_EXERCISE AIM:_ Output every line exactly as written. Leave out pictures.
....
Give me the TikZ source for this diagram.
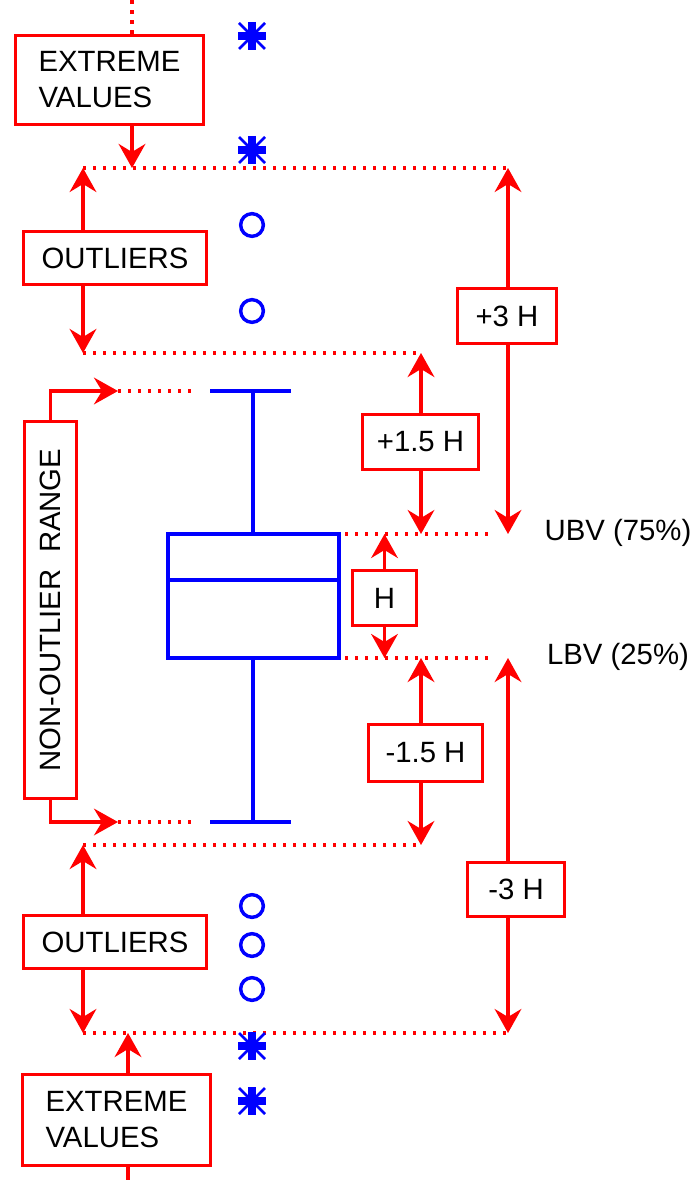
\documentclass[tikz,border=0pt]{standalone}
\usepackage{fontspec}
\setmainfont{Liberation Sans}
\usetikzlibrary{arrows.meta}
\tikzset{
  lbl/.style={font=\fontsize{22}{27}\selectfont},
  rbox/.style={draw=red,line width=2.6pt,inner sep=0pt,align=left,lbl},
  rline/.style={red,line width=2.6pt},
  rarr/.style={rline,-{Stealth[length=18pt,width=20pt,inset=6pt]}},
  rdots/.style={red,line width=2.6pt,dash pattern=on 2.6pt off 4.9pt},
  bline/.style={blue,line width=2.6pt},
  outl/.style={circle,draw=blue,line width=2.6pt,minimum size=17pt,inner sep=0pt},
}
\begin{document}
\begin{tikzpicture}[x=0.75pt,y=-0.75pt]
\useasboundingbox (0,0) rectangle (691,1180);

% boxes
\node[rbox,minimum width=141pt,minimum height=66.75pt] (ext1) at (109.5,80) {EXTREME\\VALUES};
\node[rbox,minimum width=137.25pt,minimum height=39.75pt] (out1) at (115,258) {OUTLIERS};
\node[rbox,minimum width=74.25pt,minimum height=41.25pt] (p3) at (507,316) {+3 H};
\node[rbox,minimum width=87pt,minimum height=41.25pt] (p15) at (420.5,442) {+1.5 H};
\node[rbox,minimum width=48pt,minimum height=41.25pt] (hbox) at (384.5,598) {H};
\node[rbox,minimum width=85.5pt,minimum height=42.75pt] (m15) at (425.5,753) {-1.5 H};
\node[rbox,minimum width=72.75pt,minimum height=40.5pt] (m3) at (516,889.5) {-3 H};
\node[rbox,minimum width=137.25pt,minimum height=39.75pt] (out2) at (115,942) {OUTLIERS};
\node[rbox,minimum width=141pt,minimum height=68.25pt] (ext2) at (116.5,1120) {EXTREME\\VALUES};
\node[rbox,minimum width=39pt,minimum height=282.75pt] (nor) at (50.5,610) {\rotatebox{90}{NON-OUTLIER~~RANGE}};

\node[lbl] (ubv) at (618,533) {UBV (75\%)};
\node[lbl] (lbv) at (618,657) {LBV (25\%)};

% dotted rows
\coordinate (top) at (132,0);
\coordinate (d1l) at (83,168);
\coordinate (d1m) at (132,168);
\coordinate (d1r) at (508,168);
\coordinate (d2l) at (83,353);
\coordinate (d2r) at (421,353);
\coordinate (u1) at (345,534);
\coordinate (u2) at (490,534);
\coordinate (l1) at (345,658);
\coordinate (l2) at (490,658);
\coordinate (d3l) at (83,845);
\coordinate (d3r) at (421,845);
\coordinate (d4l) at (83,1033);
\coordinate (d4m) at (128,1033);
\coordinate (d4r) at (508,1033);
\coordinate (bot) at (128,1180);
\coordinate (n1) at (118,391);
\coordinate (n1e) at (195,391);
\coordinate (n2) at (118,822);
\coordinate (n2e) at (195,822);

\draw[rdots] (ext1.north -| top) -- (top);
\draw[rdots] (d1l) -- (d1r);
\draw[rdots] (d2l) -- (d2r);
\draw[rdots] (u1) -- (u2);
\draw[rdots] (l1) -- (l2);
\draw[rdots] (d3l) -- (d3r);
\draw[rdots] (d4l) -- (d4r);
\draw[rdots] (n1) -- (n1e);
\draw[rdots] (n2) -- (n2e);
\draw[rline] (ext2.south -| bot) -- (bot);

% arrows
\draw[rarr] (ext1.south -| d1m) -- (d1m);
\draw[rarr] (out1.north -| d1l) -- (d1l);
\draw[rarr] (out1.south -| d2l) -- (d2l);
\draw[rarr] (p3.north -| d1r) -- (d1r);
\draw[rarr] (p3.south -| d1r) -- (d1r |- u2);
\draw[rarr] (p15.north -| d2r) -- (d2r);
\draw[rarr] (p15.south -| d2r) -- (d2r |- u1);
\draw[rarr] (hbox.north) -- (hbox.north |- u1);
\draw[rarr] (hbox.south) -- (hbox.south |- l1);
\draw[rarr] (m15.north -| d3r) -- (d3r |- l1);
\draw[rarr] (m15.south -| d3r) -- (d3r);
\draw[rarr] (m3.north -| d4r) -- (d4r |- l2);
\draw[rarr] (m3.south -| d4r) -- (d4r);
\draw[rarr] (out2.north -| d3l) -- (d3l);
\draw[rarr] (out2.south -| d4l) -- (d4l);
\draw[rarr] (ext2.north -| d4m) -- (d4m);
\draw[rarr] (nor.north) |- (n1);
\draw[rarr] (nor.south) |- (n2);

% box plot
\draw[bline] (168,534) rectangle (339,658);
\draw[bline] (168,580) -- (339,580);
\draw[bline] (253,534) -- (253,391) (210,391) -- (291,391);
\draw[bline] (253,658) -- (253,822) (210,822) -- (291,822);

% outliers and extremes
\foreach \y in {225,311,906,945,989}
  \node[outl] (o\y) at (252,\y) {};
\foreach \y in {36,150,1046,1101}{
  \draw[blue,line width=5.5pt] (238,\y) -- (266,\y) (252,\y-14) -- (252,\y+14);
  \draw[blue,line width=2pt] (239,\y-13) -- (265,\y+13) (239,\y+13) -- (265,\y-13);
}
\end{tikzpicture}
\end{document}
....
_RESULT OF THE TASK:_
Give me the TikZ source for this diagram.
\documentclass[tikz,border=0pt]{standalone}
\usepackage{fontspec}
\setmainfont{Liberation Sans}
\usetikzlibrary{arrows.meta}
\tikzset{
  lbl/.style={font=\fontsize{22}{27}\selectfont},
  rbox/.style={draw=red,line width=2.6pt,inner sep=0pt,align=left,lbl},
  rline/.style={red,line width=2.6pt},
  rarr/.style={rline,-{Stealth[length=18pt,width=20pt,inset=6pt]}},
  rdots/.style={red,line width=2.6pt,dash pattern=on 2.6pt off 4.9pt},
  bline/.style={blue,line width=2.6pt},
  outl/.style={circle,draw=blue,line width=2.6pt,minimum size=17pt,inner sep=0pt},
}
\begin{document}
\begin{tikzpicture}[x=0.75pt,y=-0.75pt]
\useasboundingbox (0,0) rectangle (691,1180);

% boxes
\node[rbox,minimum width=141pt,minimum height=66.75pt] (ext1) at (109.5,80) {EXTREME\\VALUES};
\node[rbox,minimum width=137.25pt,minimum height=39.75pt] (out1) at (115,258) {OUTLIERS};
\node[rbox,minimum width=74.25pt,minimum height=41.25pt] (p3) at (507,316) {+3 H};
\node[rbox,minimum width=87pt,minimum height=41.25pt] (p15) at (420.5,442) {+1.5 H};
\node[rbox,minimum width=48pt,minimum height=41.25pt] (hbox) at (384.5,598) {H};
\node[rbox,minimum width=85.5pt,minimum height=42.75pt] (m15) at (425.5,753) {-1.5 H};
\node[rbox,minimum width=72.75pt,minimum height=40.5pt] (m3) at (516,889.5) {-3 H};
\node[rbox,minimum width=137.25pt,minimum height=39.75pt] (out2) at (115,942) {OUTLIERS};
\node[rbox,minimum width=141pt,minimum height=68.25pt] (ext2) at (116.5,1120) {EXTREME\\VALUES};
\node[rbox,minimum width=39pt,minimum height=282.75pt] (nor) at (50.5,610) {\rotatebox{90}{NON-OUTLIER~~RANGE}};

\node[lbl] (ubv) at (618,533) {UBV (75\%)};
\node[lbl] (lbv) at (618,657) {LBV (25\%)};

% dotted rows
\coordinate (top) at (132,0);
\coordinate (d1l) at (83,168);
\coordinate (d1m) at (132,168);
\coordinate (d1r) at (508,168);
\coordinate (d2l) at (83,353);
\coordinate (d2r) at (421,353);
\coordinate (u1) at (345,534);
\coordinate (u2) at (490,534);
\coordinate (l1) at (345,658);
\coordinate (l2) at (490,658);
\coordinate (d3l) at (83,845);
\coordinate (d3r) at (421,845);
\coordinate (d4l) at (83,1033);
\coordinate (d4m) at (128,1033);
\coordinate (d4r) at (508,1033);
\coordinate (bot) at (128,1180);
\coordinate (n1) at (118,391);
\coordinate (n1e) at (195,391);
\coordinate (n2) at (118,822);
\coordinate (n2e) at (195,822);

\draw[rdots] (ext1.north -| top) -- (top);
\draw[rdots] (d1l) -- (d1r);
\draw[rdots] (d2l) -- (d2r);
\draw[rdots] (u1) -- (u2);
\draw[rdots] (l1) -- (l2);
\draw[rdots] (d3l) -- (d3r);
\draw[rdots] (d4l) -- (d4r);
\draw[rdots] (n1) -- (n1e);
\draw[rdots] (n2) -- (n2e);
\draw[rline] (ext2.south -| bot) -- (bot);

% arrows
\draw[rarr] (ext1.south -| d1m) -- (d1m);
\draw[rarr] (out1.north -| d1l) -- (d1l);
\draw[rarr] (out1.south -| d2l) -- (d2l);
\draw[rarr] (p3.north -| d1r) -- (d1r);
\draw[rarr] (p3.south -| d1r) -- (d1r |- u2);
\draw[rarr] (p15.north -| d2r) -- (d2r);
\draw[rarr] (p15.south -| d2r) -- (d2r |- u1);
\draw[rarr] (hbox.north) -- (hbox.north |- u1);
\draw[rarr] (hbox.south) -- (hbox.south |- l1);
\draw[rarr] (m15.north -| d3r) -- (d3r |- l1);
\draw[rarr] (m15.south -| d3r) -- (d3r);
\draw[rarr] (m3.north -| d4r) -- (d4r |- l2);
\draw[rarr] (m3.south -| d4r) -- (d4r);
\draw[rarr] (out2.north -| d3l) -- (d3l);
\draw[rarr] (out2.south -| d4l) -- (d4l);
\draw[rarr] (ext2.north -| d4m) -- (d4m);
\draw[rarr] (nor.north) |- (n1);
\draw[rarr] (nor.south) |- (n2);

% box plot
\draw[bline] (168,534) rectangle (339,658);
\draw[bline] (168,580) -- (339,580);
\draw[bline] (253,534) -- (253,391) (210,391) -- (291,391);
\draw[bline] (253,658) -- (253,822) (210,822) -- (291,822);

% outliers and extremes
\foreach \y in {225,311,906,945,989}
  \node[outl] (o\y) at (252,\y) {};
\foreach \y in {36,150,1046,1101}{
  \draw[blue,line width=5.5pt] (238,\y) -- (266,\y) (252,\y-14) -- (252,\y+14);
  \draw[blue,line width=2pt] (239,\y-13) -- (265,\y+13) (239,\y+13) -- (265,\y-13);
}
\end{tikzpicture}
\end{document}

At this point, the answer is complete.